Website footer design is critical to converting website traffic to leads, contacts, and sales. Footers that follow best practices also help build Local SEO, visitor trust and creditibility and are best built right from the start of a website project. The website footer is the last resort decision queue for many visitors that get to the end of pages and posts without finding what they want.

The purpose of a website footer is to help visitors find the information about your business that they are looking for at the bottom of pages.

Footers that use great design with a clear purpose to help visitors will help generate more sales, leads, and website traffic from Google.

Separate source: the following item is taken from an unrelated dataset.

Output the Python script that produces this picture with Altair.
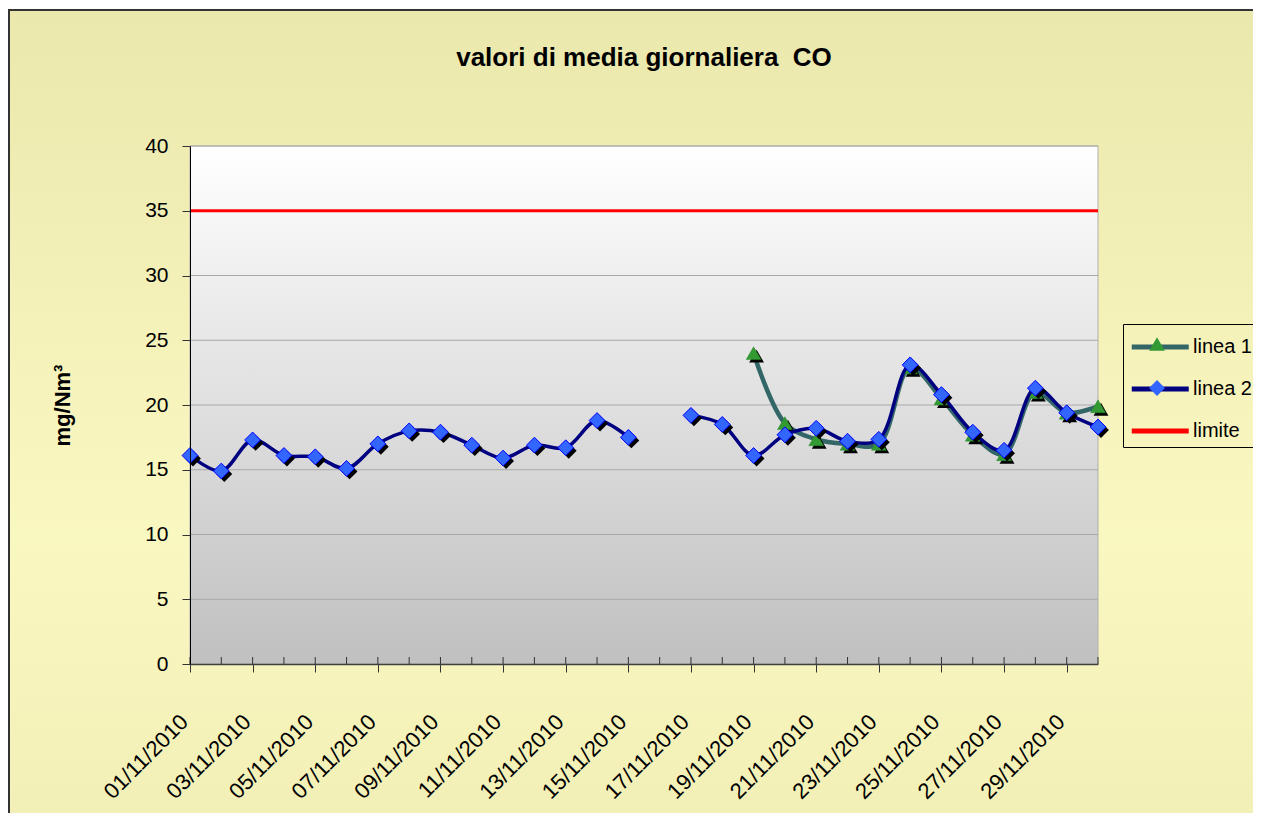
import altair as alt
import pandas as pd

# ---------------- data ----------------
dates = [f"{d:02d}/11/2010" for d in range(1, 31)]
label_dates = [f"{d:02d}/11/2010" for d in range(1, 31, 2)]

linea1 = [None, None, None, None, None, None, None, None, None, None,
          None, None, None, None, None, None, None, None,
          24.0, 18.6, 17.35, 17.0, 17.0, 22.9, 20.5, 17.7, 16.2, 21.0, 19.4, 19.9]
linea2 = [16.1, 14.9, 17.3, 16.1, 16.0, 15.1, 17.0, 18.0, 17.9, 16.9,
          15.9, 16.9, 16.7, 18.8, 17.5, None, 19.2, 18.5, 16.1, 17.7,
          18.2, 17.2, 17.35, 23.1, 20.8, 17.9, 16.5, 21.3, 19.4, 18.3]
LIMITE = 35.0

series_names = ["linea 1", "linea 2", "limite"]
y_ticks = [0, 5, 10, 15, 20, 25, 30, 35, 40]

rows = []
for i, d in enumerate(dates):
    rows.append({"date": d, "value": linea1[i], "series": "linea 1", "marker": "linea 1"})
    rows.append({"date": d, "value": linea2[i], "series": "linea 2", "marker": "linea 2"})
    rows.append({"date": d, "value": LIMITE, "series": "limite", "marker": "limite"})
df = pd.DataFrame(rows)
grid_df = pd.DataFrame({"value": y_ticks[1:]})
dates_df = pd.DataFrame({"date": dates})
one = pd.DataFrame({"k": [0]})

# ---------------- styling ----------------
FONT = "Liberation Sans"
W, H = 908, 518

x_enc = alt.X(
    "date:O", sort=dates,
    scale=alt.Scale(type="point", padding=0),
    axis=alt.Axis(values=label_dates, labelAngle=-45, labelAlign="right",
                  labelBaseline="middle", labelFont=FONT, labelFontSize=22,
                  labelColor="black", labelPadding=46, labelOffset=-6,
                  labelOverlap=False, labelFlush=False, labelBound=False,
                  tickSize=8, tickColor="#333333", tickWidth=1,
                  domainColor="#404040", domainWidth=1.5, grid=False,
                  title=None, zindex=1),
)
y_enc = alt.Y(
    "value:Q",
    scale=alt.Scale(domain=[0, 40], nice=False, zero=True),
    axis=alt.Axis(values=y_ticks, grid=False, labelFont=FONT, labelFontSize=21,
                  labelColor="black", labelPadding=14, tickSize=8,
                  tickColor="#333333", domainColor="black", domainWidth=1,
                  title="mg/Nm³", titleFont=FONT, titleFontSize=22,
                  titleFontWeight="bold", titleColor="black",
                  titleX=-128, titleY=259, titleAlign="center",
                  titleBaseline="middle", titleAngle=270, zindex=1),
)

stroke_enc = alt.Stroke(
    "series:N",
    scale=alt.Scale(domain=series_names, range=["#336666", "#000080", "#FF0000"]),
    legend=alt.Legend(title=None, orient="none", legendX=933, legendY=178,
                      symbolType="M-1,0H3", symbolSize=812, symbolStrokeWidth=5,
                      labelFont=FONT, labelFontSize=20, labelColor="black",
                      labelOffset=30, strokeColor="black", padding=6,
                      rowPadding=15, zindex=1),
)
# marker part of the legend: symbols only, drawn on top of the line legend
legend2 = alt.Legend(title=None, orient="none", legendX=951, legendY=182,
                     symbolSize=250, symbolStrokeWidth=1, symbolStrokeColor="#0000EE",
                     labelExpr="''", labelFontSize=20,
                     padding=6, rowPadding=24, zindex=2)
fill_enc = alt.Fill("marker:N",
                    scale=alt.Scale(domain=["linea 1", "linea 2"], range=["#339933", "#3366FF"]),
                    legend=legend2)
shape_enc = alt.Shape("marker:N",
                      scale=alt.Scale(domain=["linea 1", "linea 2"], range=["triangle-up", "diamond"]),
                      legend=legend2)

frame_grad = alt.Gradient(gradient="linear", x1=0, x2=0, y1=0, y2=1, stops=[
    alt.GradientStop(color="#EBE8AD", offset=0),
    alt.GradientStop(color="#FAF8C1", offset=0.5),
    alt.GradientStop(color="#EBE8AD", offset=1)])
plot_grad = alt.Gradient(gradient="linear", x1=0, x2=0, y1=0, y2=1, stops=[
    alt.GradientStop(color="#FFFFFF", offset=0),
    alt.GradientStop(color="#C0C0C0", offset=1)])

frame = alt.Chart(one).mark_rect(fill=frame_grad, stroke="#333333", strokeWidth=2).encode(
    x=alt.value(-181), x2=alt.value(W + 400), y=alt.value(-136), y2=alt.value(H + 400))
plotbg = alt.Chart(one).mark_rect(fill=plot_grad, stroke="#B0B0B0", strokeWidth=1).encode(
    x=alt.value(0), x2=alt.value(W), y=alt.value(0), y2=alt.value(H))
grid = alt.Chart(grid_df).mark_rule(color="#A8A8A8", strokeWidth=1).encode(y=y_enc)
xticks = alt.Chart(dates_df).mark_rule(color="#333333", strokeWidth=1).encode(
    x=x_enc, y=alt.value(H - 7), y2=alt.value(H))

base = alt.Chart(df)
lim_line = base.transform_filter(alt.datum.series == "limite").mark_line(strokeWidth=3).encode(
    x=x_enc, y=y_enc, stroke=stroke_enc)
l1_line = base.transform_filter(alt.datum.series == "linea 1").mark_line(
    strokeWidth=4.5, interpolate="catmull-rom").encode(x=x_enc, y=y_enc, stroke=stroke_enc)
l1_shadow = base.transform_filter(alt.datum.series == "linea 1").mark_point(
    filled=True, shape="triangle-up", size=220, color="black", opacity=1,
    xOffset=3, yOffset=3).encode(x=x_enc, y=y_enc)
l1_pts = base.transform_filter(alt.datum.series == "linea 1").mark_point(
    filled=True, size=220, stroke="#2E8B2E", strokeWidth=0.5, opacity=1).encode(
    x=x_enc, y=y_enc, fill=fill_enc, shape=shape_enc)
l2_line = base.transform_filter(alt.datum.series == "linea 2").mark_line(
    strokeWidth=3.5, interpolate="catmull-rom").encode(x=x_enc, y=y_enc, stroke=stroke_enc)
l2_shadow = base.transform_filter(alt.datum.series == "linea 2").mark_point(
    filled=True, shape="diamond", size=250, color="black", opacity=1,
    xOffset=3, yOffset=3).encode(x=x_enc, y=y_enc)
l2_pts = base.transform_filter(alt.datum.series == "linea 2").mark_point(
    filled=True, size=250, stroke="#0000FF", strokeWidth=1, opacity=1).encode(
    x=x_enc, y=y_enc, fill=fill_enc, shape=shape_enc)

chart = alt.layer(
    frame, plotbg, grid, xticks, lim_line, l1_line, l1_shadow, l1_pts,
    l2_line, l2_shadow, l2_pts
).properties(
    width=W, height=H,
    autosize=alt.AutoSizeParams(type="none"),
    padding={"left": 182, "top": 138, "right": 155, "bottom": 149},
    title=alt.TitleParams("valori di media giornaliera\u00a0 CO", font=FONT, fontSize=26,
                          fontWeight="bold", color="black", anchor="middle",
                          frame="group", baseline="alphabetic", offset=-83, zindex=1),
).configure(background="white").configure_view(stroke=None)

chart.save("out.html", embed_options={"renderer": "svg", "actions": False})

We don’t obsess over footers but they are important and Design Shak and awwwards have covered many design trends and best practices for years now.

What Goes In A Website Footer?

Here’s a great list of components that can go in a website footer to help people that end up there find what they are looking for and also help search engines understand what you’re all about.

  • Copyright
  • Sitemap
  • Privacy Policy
  • Accessibility Statement
  • Terms of Use
  • Contact Information
  • Address and a Map
  • Phone Number
  • Product Categories or Services Links
  • Local SEO Geography Links
  • Social Icons And Links
  • Email Signup
  • Website Search
  • Team or Client Pictures
  • Branding
  • Keywords For SEO
  • Trust Builders & Awards
  • Association Memberships
  • Call To Action

Clearly there are too many here to add everything and have a footer that is considered well designed and useful. The key is to select the most important footer components for your business considering your business needs and the needs of website visitors.

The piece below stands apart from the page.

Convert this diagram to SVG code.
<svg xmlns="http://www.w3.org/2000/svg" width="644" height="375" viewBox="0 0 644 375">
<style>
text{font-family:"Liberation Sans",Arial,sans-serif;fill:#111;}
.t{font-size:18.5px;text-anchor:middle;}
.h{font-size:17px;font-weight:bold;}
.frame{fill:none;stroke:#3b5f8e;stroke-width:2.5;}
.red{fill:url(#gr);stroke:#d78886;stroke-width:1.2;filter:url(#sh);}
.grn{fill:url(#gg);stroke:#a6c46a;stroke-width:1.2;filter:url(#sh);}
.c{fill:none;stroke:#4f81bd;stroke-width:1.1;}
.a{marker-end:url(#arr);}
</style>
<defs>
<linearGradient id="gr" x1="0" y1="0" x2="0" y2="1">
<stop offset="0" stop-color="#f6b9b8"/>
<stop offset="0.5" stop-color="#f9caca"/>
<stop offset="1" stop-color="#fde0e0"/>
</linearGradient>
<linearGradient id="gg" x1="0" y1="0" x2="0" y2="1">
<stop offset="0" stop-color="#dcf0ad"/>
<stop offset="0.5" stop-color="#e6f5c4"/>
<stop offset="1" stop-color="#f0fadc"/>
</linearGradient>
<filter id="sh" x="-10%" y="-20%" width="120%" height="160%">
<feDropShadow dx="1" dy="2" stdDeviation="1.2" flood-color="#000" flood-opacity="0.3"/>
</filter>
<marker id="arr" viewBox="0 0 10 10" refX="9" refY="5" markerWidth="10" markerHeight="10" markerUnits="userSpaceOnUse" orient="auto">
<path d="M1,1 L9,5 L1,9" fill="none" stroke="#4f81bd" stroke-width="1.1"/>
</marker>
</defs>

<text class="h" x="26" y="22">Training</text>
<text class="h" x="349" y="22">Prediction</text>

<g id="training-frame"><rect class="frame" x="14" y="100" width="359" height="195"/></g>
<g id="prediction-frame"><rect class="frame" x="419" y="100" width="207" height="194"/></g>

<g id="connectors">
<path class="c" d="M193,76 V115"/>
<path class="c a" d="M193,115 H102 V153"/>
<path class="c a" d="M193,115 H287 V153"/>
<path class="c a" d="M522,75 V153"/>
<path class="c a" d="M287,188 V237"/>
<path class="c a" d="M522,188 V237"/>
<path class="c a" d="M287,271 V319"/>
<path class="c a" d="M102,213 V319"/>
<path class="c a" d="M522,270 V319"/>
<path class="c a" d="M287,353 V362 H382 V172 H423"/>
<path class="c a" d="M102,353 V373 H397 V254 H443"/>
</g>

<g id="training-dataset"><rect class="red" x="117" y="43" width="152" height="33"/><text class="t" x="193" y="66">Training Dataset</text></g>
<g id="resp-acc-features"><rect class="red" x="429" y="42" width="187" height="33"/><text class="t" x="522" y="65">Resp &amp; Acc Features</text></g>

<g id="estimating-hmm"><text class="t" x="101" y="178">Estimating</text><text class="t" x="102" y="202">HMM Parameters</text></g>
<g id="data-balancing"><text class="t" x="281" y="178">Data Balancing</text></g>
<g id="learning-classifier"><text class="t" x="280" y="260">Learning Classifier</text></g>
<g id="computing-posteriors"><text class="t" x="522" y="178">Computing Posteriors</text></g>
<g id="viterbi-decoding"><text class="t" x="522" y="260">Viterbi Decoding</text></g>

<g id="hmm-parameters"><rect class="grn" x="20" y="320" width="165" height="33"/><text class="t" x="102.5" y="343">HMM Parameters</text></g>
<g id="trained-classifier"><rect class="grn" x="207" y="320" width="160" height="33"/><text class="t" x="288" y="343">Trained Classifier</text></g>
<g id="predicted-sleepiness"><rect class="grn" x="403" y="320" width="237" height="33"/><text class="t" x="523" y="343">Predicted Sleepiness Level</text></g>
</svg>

What Does A Good Footer Look Like?

Good website footer design incorporates a modern look and feel that matches the style of the rest of the website. There are many considerations including color scheme, layout, and functionality. Here’s a list of what should be considered:

  1. Look and feel of the website and footer
  2. Most important website footer components
  3. Layout and sizing
  4. Brand personality

And, here are some well designed footers (each for their own purpose and reasons) that you can consider for your website.

Valaire website footer example visual design call to action

Valaire Footer Example

The footer on Valaire’s website focuses on asking the visitor to convert on a call to action.  Copyright, terms, and trust builders are all minimized visually to focus on the call to action.

amazon website footer example seo

Amazon Website Footer Example

Amazon is a website that has an incredible number of different things going on at once. It’s not just a retailer. Further, Amazon is a data-focused company. They A/B test everything! So this footer design is clearly intended to get great performance for both people and build SEO for their various ventures.

new york times website footer example design navigation

New York Times Website Footer

This footer focuses on navigation to the many different content areas of the website, as well as provides some hightlighted conversion options on the right. Terms of service, privacy and other equivelent links are minimized and grayed out to be less obvious.

furrion website footer navigation example call to action

Furrion Website Footer

Though I’m not a fan of the actual look of this footer, it solves multiple problems providing navigation, call to action, and social media validation all in one. You’ll again notice the subtle terms, privacy, and related links across the bottom. The reason these are minimized is that almost zero visitors will ever seek these out, so there is no reason to highlight them or take up important real estate on the screen. By minimizing this area compliance is maintained without wasting design or space.